» **Challenge**: Repeat the lines below exactly as they appear, but leave out the images.
========
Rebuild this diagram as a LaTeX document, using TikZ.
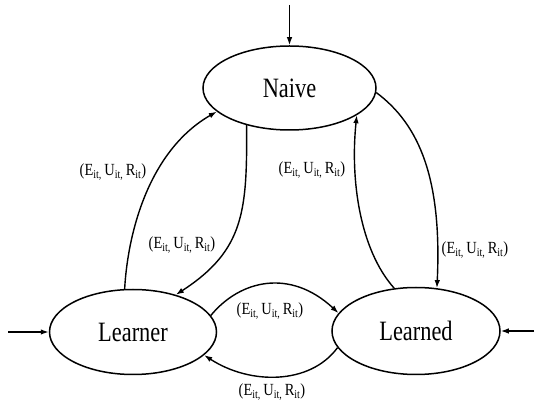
\documentclass[tikz,border=0pt]{standalone}
\usepackage{fontspec}
\setmainfont{Liberation Serif}
\usetikzlibrary{arrows.meta,shapes.geometric}
\newcommand{\statetxt}[1]{\scalebox{0.8}[1]{#1}}
\newcommand{\edgelab}{\scalebox{0.85}[1]{(E\textsubscript{it,}\,U\textsubscript{it,}\,R\textsubscript{it})}}
\tikzset{
  state/.style={draw, ellipse, line width=1.5pt, inner sep=0pt, font=\fontsize{28}{30}\selectfont},
  arr/.style={line width=1.4pt, -{Latex[length=8pt,width=5.5pt]}},
  lab/.style={font=\fontsize{17}{19}\selectfont, inner sep=0pt}
}
\begin{document}
\begin{tikzpicture}[x=1pt,y=-1pt]
\useasboundingbox (0,0) rectangle (542,403);
\node[state, minimum width=173pt, minimum height=84pt] (naive) at (289.5,88) {\statetxt{Naive}};
\node[state, minimum width=167pt, minimum height=85pt] (learner) at (133,332) {\statetxt{Learner}};
\node[state, minimum width=168pt, minimum height=87pt] (learned) at (416,331) {\statetxt{Learned}};
\coordinate (topin) at (289.5,5);
\coordinate (leftin) at (8,332);
\coordinate (rightin) at (534,331);
\draw[arr] (topin) -- (naive.north);
\draw[arr] (leftin) -- (learner.west);
\draw[arr] (rightin) -- (learned.east);
\draw[arr] (learner.101) .. controls (128,230) and (150,150) .. (naive.198);
\draw[arr] (naive.221) .. controls (247,210) and (245,250) .. (learner.41);
\draw[arr] (learned.117) .. controls (360,250) and (350,180) .. (naive.338);
\draw[arr] (naive.357) .. controls (420,125) and (442,180) .. (learned.64);
\draw[arr] (learner.12) .. controls (240,280) and (290,268) .. (learned.167);
\draw[arr] (learned.192) .. controls (310,385) and (250,385) .. (learner.342);
\node[lab] (l1) at (113,172) {\edgelab};
\node[lab] (l2) at (182,245) {\edgelab};
\node[lab] (l3) at (312,170) {\edgelab};
\node[lab] (l4) at (475,250) {\edgelab};
\node[lab] (l5) at (270,311) {\edgelab};
\node[lab] (l6) at (272,392) {\edgelab};
\end{tikzpicture}
\end{document}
========
» **Full response**:
Rebuild this diagram as a LaTeX document, using TikZ.
\documentclass[tikz,border=0pt]{standalone}
\usepackage{fontspec}
\setmainfont{Liberation Serif}
\usetikzlibrary{arrows.meta,shapes.geometric}
\newcommand{\statetxt}[1]{\scalebox{0.8}[1]{#1}}
\newcommand{\edgelab}{\scalebox{0.85}[1]{(E\textsubscript{it,}\,U\textsubscript{it,}\,R\textsubscript{it})}}
\tikzset{
  state/.style={draw, ellipse, line width=1.5pt, inner sep=0pt, font=\fontsize{28}{30}\selectfont},
  arr/.style={line width=1.4pt, -{Latex[length=8pt,width=5.5pt]}},
  lab/.style={font=\fontsize{17}{19}\selectfont, inner sep=0pt}
}
\begin{document}
\begin{tikzpicture}[x=1pt,y=-1pt]
\useasboundingbox (0,0) rectangle (542,403);
\node[state, minimum width=173pt, minimum height=84pt] (naive) at (289.5,88) {\statetxt{Naive}};
\node[state, minimum width=167pt, minimum height=85pt] (learner) at (133,332) {\statetxt{Learner}};
\node[state, minimum width=168pt, minimum height=87pt] (learned) at (416,331) {\statetxt{Learned}};
\coordinate (topin) at (289.5,5);
\coordinate (leftin) at (8,332);
\coordinate (rightin) at (534,331);
\draw[arr] (topin) -- (naive.north);
\draw[arr] (leftin) -- (learner.west);
\draw[arr] (rightin) -- (learned.east);
\draw[arr] (learner.101) .. controls (128,230) and (150,150) .. (naive.198);
\draw[arr] (naive.221) .. controls (247,210) and (245,250) .. (learner.41);
\draw[arr] (learned.117) .. controls (360,250) and (350,180) .. (naive.338);
\draw[arr] (naive.357) .. controls (420,125) and (442,180) .. (learned.64);
\draw[arr] (learner.12) .. controls (240,280) and (290,268) .. (learned.167);
\draw[arr] (learned.192) .. controls (310,385) and (250,385) .. (learner.342);
\node[lab] (l1) at (113,172) {\edgelab};
\node[lab] (l2) at (182,245) {\edgelab};
\node[lab] (l3) at (312,170) {\edgelab};
\node[lab] (l4) at (475,250) {\edgelab};
\node[lab] (l5) at (270,311) {\edgelab};
\node[lab] (l6) at (272,392) {\edgelab};
\end{tikzpicture}
\end{document}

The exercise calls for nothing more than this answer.